Supplied data:
-----

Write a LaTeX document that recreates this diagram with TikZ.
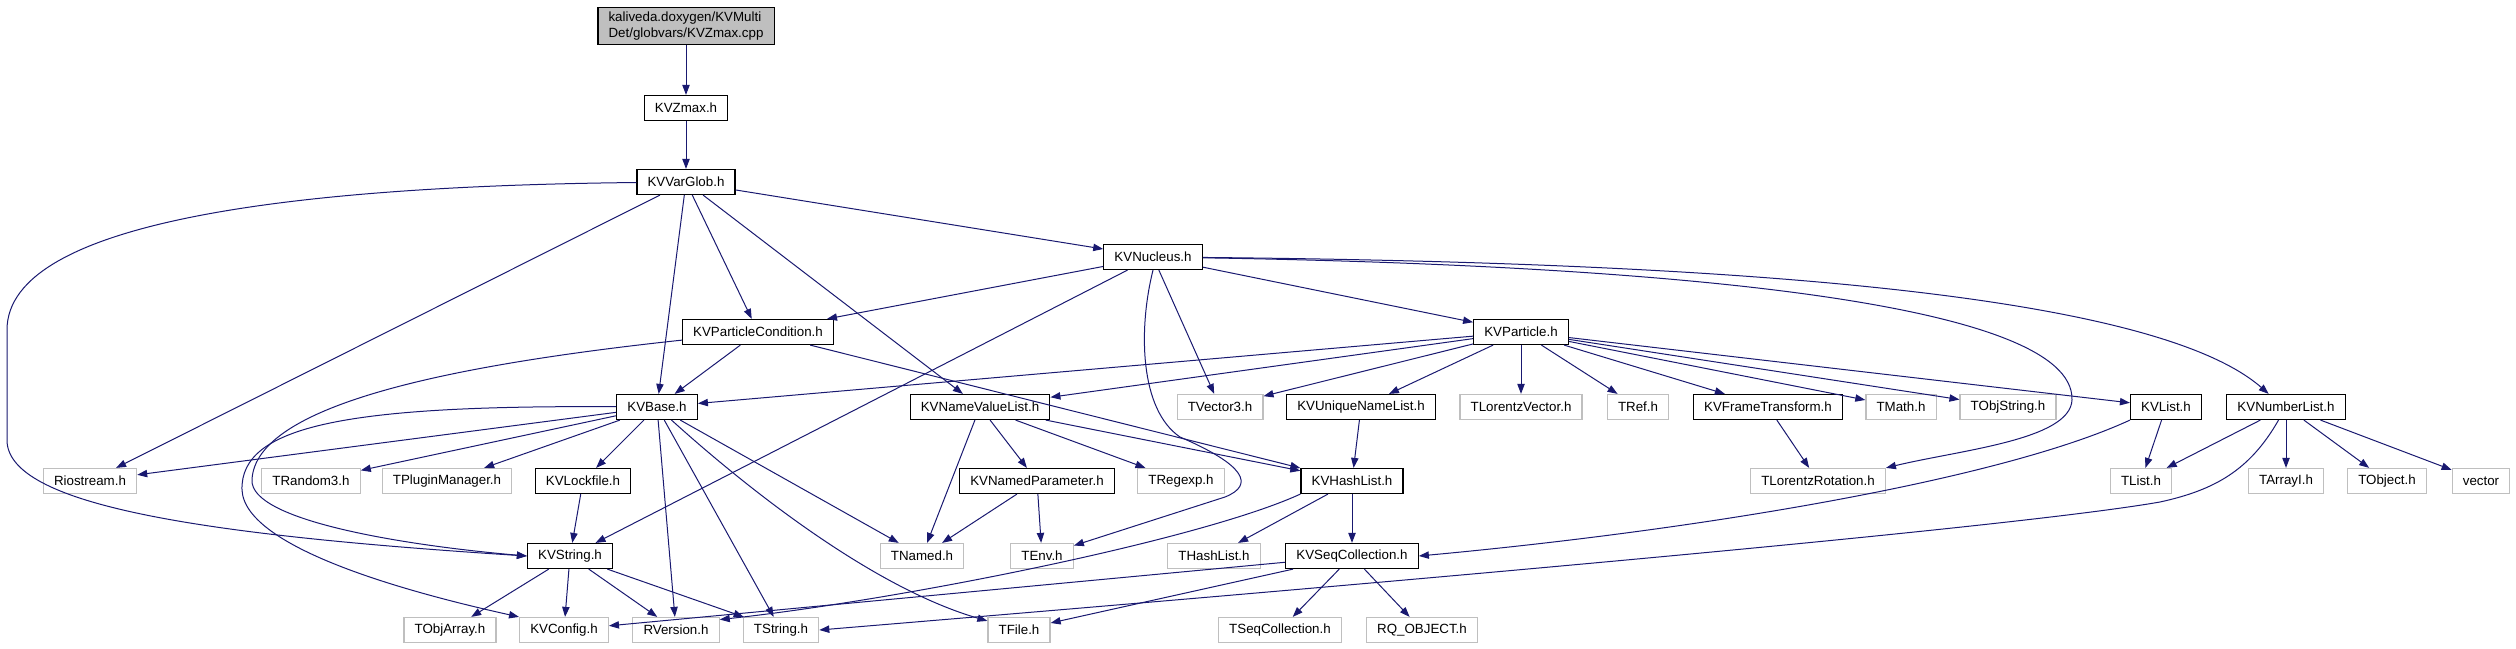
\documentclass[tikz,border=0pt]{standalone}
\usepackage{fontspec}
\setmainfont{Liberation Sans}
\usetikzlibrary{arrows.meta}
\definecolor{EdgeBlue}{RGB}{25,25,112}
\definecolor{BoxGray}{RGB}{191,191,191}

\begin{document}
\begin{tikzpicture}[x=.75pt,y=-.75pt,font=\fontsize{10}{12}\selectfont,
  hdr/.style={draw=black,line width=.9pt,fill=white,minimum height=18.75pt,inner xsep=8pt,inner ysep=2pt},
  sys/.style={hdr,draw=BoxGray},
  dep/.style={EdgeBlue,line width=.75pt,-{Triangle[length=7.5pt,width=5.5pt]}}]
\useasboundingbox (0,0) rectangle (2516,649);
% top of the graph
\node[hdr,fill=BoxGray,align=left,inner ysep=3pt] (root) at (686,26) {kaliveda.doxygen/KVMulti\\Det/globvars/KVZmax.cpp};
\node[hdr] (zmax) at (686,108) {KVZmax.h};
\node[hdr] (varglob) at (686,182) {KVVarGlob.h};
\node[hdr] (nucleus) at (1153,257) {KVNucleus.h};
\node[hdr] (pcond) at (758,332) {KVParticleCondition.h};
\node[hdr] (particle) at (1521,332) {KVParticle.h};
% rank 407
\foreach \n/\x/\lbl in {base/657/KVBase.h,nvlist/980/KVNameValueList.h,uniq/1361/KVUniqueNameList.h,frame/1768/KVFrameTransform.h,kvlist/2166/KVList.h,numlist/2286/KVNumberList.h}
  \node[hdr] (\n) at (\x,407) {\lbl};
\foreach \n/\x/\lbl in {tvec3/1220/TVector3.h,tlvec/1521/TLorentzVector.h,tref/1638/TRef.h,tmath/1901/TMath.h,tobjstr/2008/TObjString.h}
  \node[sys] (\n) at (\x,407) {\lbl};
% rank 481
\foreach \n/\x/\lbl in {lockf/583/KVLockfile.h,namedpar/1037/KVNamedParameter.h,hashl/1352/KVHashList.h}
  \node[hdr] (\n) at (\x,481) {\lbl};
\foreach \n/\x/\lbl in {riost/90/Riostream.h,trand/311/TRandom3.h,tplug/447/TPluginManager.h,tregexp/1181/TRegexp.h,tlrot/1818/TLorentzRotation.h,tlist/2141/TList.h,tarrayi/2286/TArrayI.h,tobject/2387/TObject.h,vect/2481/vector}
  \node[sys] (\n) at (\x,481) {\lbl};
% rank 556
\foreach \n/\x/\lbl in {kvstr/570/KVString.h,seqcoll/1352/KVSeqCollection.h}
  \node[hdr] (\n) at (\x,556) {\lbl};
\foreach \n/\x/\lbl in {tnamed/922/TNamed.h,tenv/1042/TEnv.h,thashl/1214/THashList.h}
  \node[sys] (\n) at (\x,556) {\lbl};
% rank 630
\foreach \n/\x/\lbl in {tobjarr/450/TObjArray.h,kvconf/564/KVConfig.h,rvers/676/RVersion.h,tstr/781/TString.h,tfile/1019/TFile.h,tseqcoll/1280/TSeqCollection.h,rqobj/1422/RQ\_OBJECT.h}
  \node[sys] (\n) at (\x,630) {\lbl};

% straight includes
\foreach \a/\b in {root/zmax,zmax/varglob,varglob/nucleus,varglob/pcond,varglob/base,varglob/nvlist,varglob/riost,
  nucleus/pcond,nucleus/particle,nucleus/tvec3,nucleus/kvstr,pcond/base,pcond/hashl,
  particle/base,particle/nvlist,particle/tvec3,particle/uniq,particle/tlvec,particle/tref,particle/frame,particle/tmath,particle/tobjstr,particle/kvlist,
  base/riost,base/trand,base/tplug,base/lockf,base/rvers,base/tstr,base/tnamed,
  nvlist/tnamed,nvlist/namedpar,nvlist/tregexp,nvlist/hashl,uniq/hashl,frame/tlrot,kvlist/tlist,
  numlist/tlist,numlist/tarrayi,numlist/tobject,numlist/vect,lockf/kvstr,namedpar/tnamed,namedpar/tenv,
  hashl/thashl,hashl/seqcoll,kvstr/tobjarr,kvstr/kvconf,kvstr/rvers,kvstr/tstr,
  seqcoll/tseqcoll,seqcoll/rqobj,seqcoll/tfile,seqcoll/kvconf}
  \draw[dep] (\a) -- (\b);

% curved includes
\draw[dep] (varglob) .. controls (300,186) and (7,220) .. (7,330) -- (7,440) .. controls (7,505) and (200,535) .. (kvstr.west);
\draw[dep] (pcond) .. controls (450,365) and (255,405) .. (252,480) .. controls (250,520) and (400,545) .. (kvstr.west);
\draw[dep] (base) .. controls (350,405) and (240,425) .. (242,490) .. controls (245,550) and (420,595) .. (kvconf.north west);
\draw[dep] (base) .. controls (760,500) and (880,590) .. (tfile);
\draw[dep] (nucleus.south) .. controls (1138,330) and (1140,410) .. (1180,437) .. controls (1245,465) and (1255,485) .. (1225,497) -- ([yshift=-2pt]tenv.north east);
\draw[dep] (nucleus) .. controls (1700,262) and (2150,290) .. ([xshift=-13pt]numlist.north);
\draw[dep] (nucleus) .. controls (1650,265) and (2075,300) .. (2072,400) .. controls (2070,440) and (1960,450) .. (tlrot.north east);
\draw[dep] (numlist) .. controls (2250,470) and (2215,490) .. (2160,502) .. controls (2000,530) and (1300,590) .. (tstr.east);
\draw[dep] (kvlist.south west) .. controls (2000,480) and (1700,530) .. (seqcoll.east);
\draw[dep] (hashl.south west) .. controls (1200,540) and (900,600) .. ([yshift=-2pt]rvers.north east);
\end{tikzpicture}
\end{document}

-----

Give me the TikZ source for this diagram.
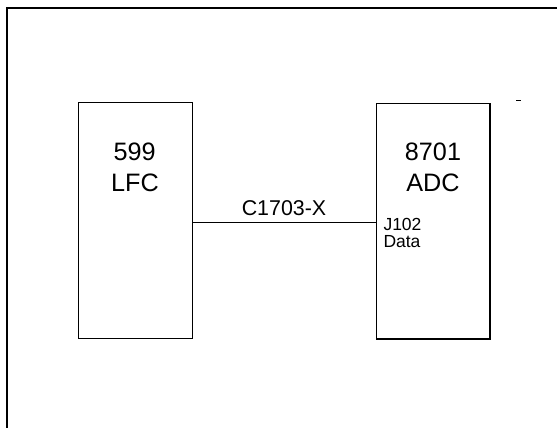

-----

Problem requirements: All lines holding the word "this" should be picked out and copied.

Full answer:
Write a LaTeX document that recreates this diagram with TikZ.
Give me the TikZ source for this diagram.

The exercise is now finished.